En jouant chacune avec ces temporalités et chronologies plurielles, les œuvres exposées, imprégnées par la rencontre de leurs auteurs avec le désert saoudien, explorent la beauté de l’érosion et des textures, des failles et des interstices, du caché et de l’ombre, mais aussi de la fragilité et de l’éphémère – autant de notions chères à l’esthétique japonaise. “À AlUla, la stratigraphie géologique et l’épaisseur des récits oraux produisent un sentiment de simultanéité ; à Tokyo, la densité technico-urbaine coexiste avec des micro-rituels d’attention”, précise le commissaire.

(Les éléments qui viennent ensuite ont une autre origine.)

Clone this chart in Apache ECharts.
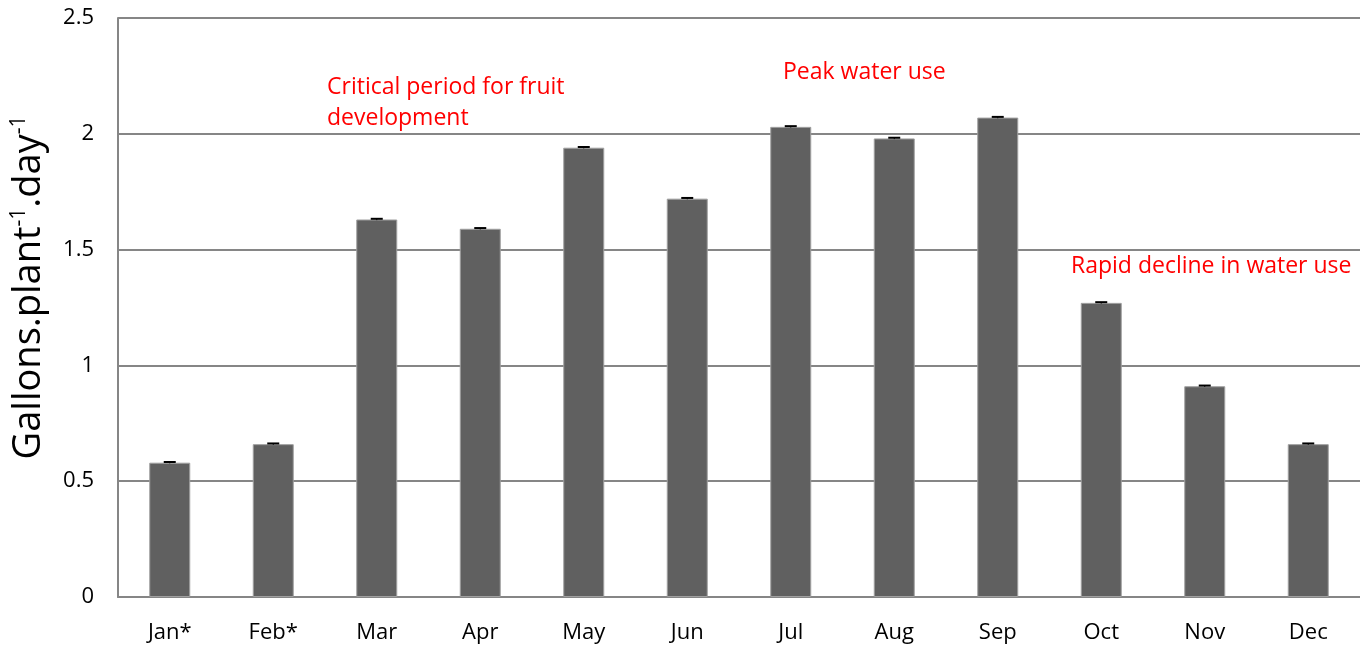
<!DOCTYPE html>
<html>
<head>
<meta charset="utf-8">
<script src="https://cdn.jsdelivr.net/npm/echarts@6/dist/echarts.min.js"></script>
<style>
  html, body { margin: 0; padding: 0; background: #fff; }
  #chart { width: 1360px; height: 645px; }
</style>
</head>
<body>
<div id="chart"></div>
<script>
const months = ['Jan*', 'Feb*', 'Mar', 'Apr', 'May', 'Jun', 'Jul', 'Aug', 'Sep', 'Oct', 'Nov', 'Dec']
const waterUse = [0.58, 0.66, 1.63, 1.59, 1.94, 1.72, 2.03, 1.98, 2.07, 1.27, 0.91, 0.66]
const errors = [0.003, 0.003, 0.003, 0.003, 0.003, 0.003, 0.003, 0.003, 0.003, 0.003, 0.003, 0.003]
const yTicks = [0, 0.5, 1, 1.5, 2, 2.5]

const font = '"Open Sans", "Noto Sans", sans-serif'
const chart = echarts.init(document.getElementById('chart'))

chart.setOption({
  animation: false,
  grid: { left: 118, right: 0, top: 18, bottom: 48, outerBoundsMode: 'none', containLabel: false },
  xAxis: {
    type: 'category',
    data: months,
    axisTick: { show: false },
    axisLine: { lineStyle: { color: '#868686', width: 2 } },
    axisLabel: { color: '#000', fontSize: 22, fontFamily: font, margin: 25 },
  },
  yAxis: {
    type: 'value',
    min: yTicks[0],
    max: yTicks[yTicks.length - 1],
    interval: 0.5,
    axisLine: { show: true, lineStyle: { color: '#868686', width: 2 } },
    axisTick: { show: false },
    splitLine: { lineStyle: { color: '#868686', width: 2 } },
    axisLabel: { color: '#000', fontSize: 22, fontFamily: font, margin: 24 },
    name: '{b|Gallons.plant}{s|-1}{b|.day}{s|-1}',
    nameLocation: 'middle',
    nameGap: 70,
    nameRotate: 90,
    nameTextStyle: {
      padding: [0, 0, 0, 40],
      rich: {
        b: { fontSize: 38, fontFamily: font, color: '#000', verticalAlign: 'bottom', lineHeight: 39 },
        s: { fontSize: 21, fontFamily: font, color: '#000', verticalAlign: 'top', lineHeight: 19 },
      },
    },
  },
  series: [
    {
      type: 'bar',
      data: waterUse,
      barWidth: 41,
      itemStyle: { color: '#606060', borderColor: '#a0a0a0', borderWidth: 1 },
    },
    {
      type: 'custom',
      data: waterUse.map((v, i) => [i, v - errors[i], v + errors[i]]),
      z: 10,
      renderItem: (params, api) => {
        const hi = api.coord([api.value(0), api.value(2)])
        const lo = api.coord([api.value(0), api.value(1)])
        const half = 6
        return {
          type: 'group',
          children: [
            { type: 'line', shape: { x1: hi[0] - half, y1: hi[1], x2: hi[0] + half, y2: hi[1] }, style: { stroke: '#000', lineWidth: 2 } },
            { type: 'line', shape: { x1: hi[0], y1: hi[1], x2: lo[0], y2: lo[1] }, style: { stroke: '#000', lineWidth: 1 } },
          ],
        }
      },
    },
  ],
  graphic: [
    { type: 'text', left: 327, top: 72, style: { text: 'Critical period for fruit\ndevelopment', fill: '#ff0000', fontSize: 23, fontFamily: font, lineHeight: 31 } },
    { type: 'text', left: 783, top: 61, style: { text: 'Peak water use', fill: '#ff0000', fontSize: 23, fontFamily: font } },
    { type: 'text', left: 1071, top: 255, style: { text: 'Rapid decline in water use', fill: '#ff0000', fontSize: 23, fontFamily: font } },
  ],
})
</script>
</body>
</html>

“L’exposition fait travailler ces parallèles : elle montre comment des pratiques hétérogènes réinventent des formes de réel à partir de traces, de gestes et de transformations matérielles. Le lien inattendu n’est pas un motif iconographique, mais une méthode : composer avec des couches de temps qui ne coïncident jamais tout à fait, et accepter que ce décalage – loin d’être une perte – soit notre ressource commune.” Une manière poétique de composer avec un passé qui ne cesse de s’épaissir, pour mieux accepter la fragilité d’un futur incertain.
“Future of Nostalgia”, exposition du programme de résidence artistique à AlUla, jusqu’au 16 novembre 2025 à Warehouse TERRADA, Tokyo.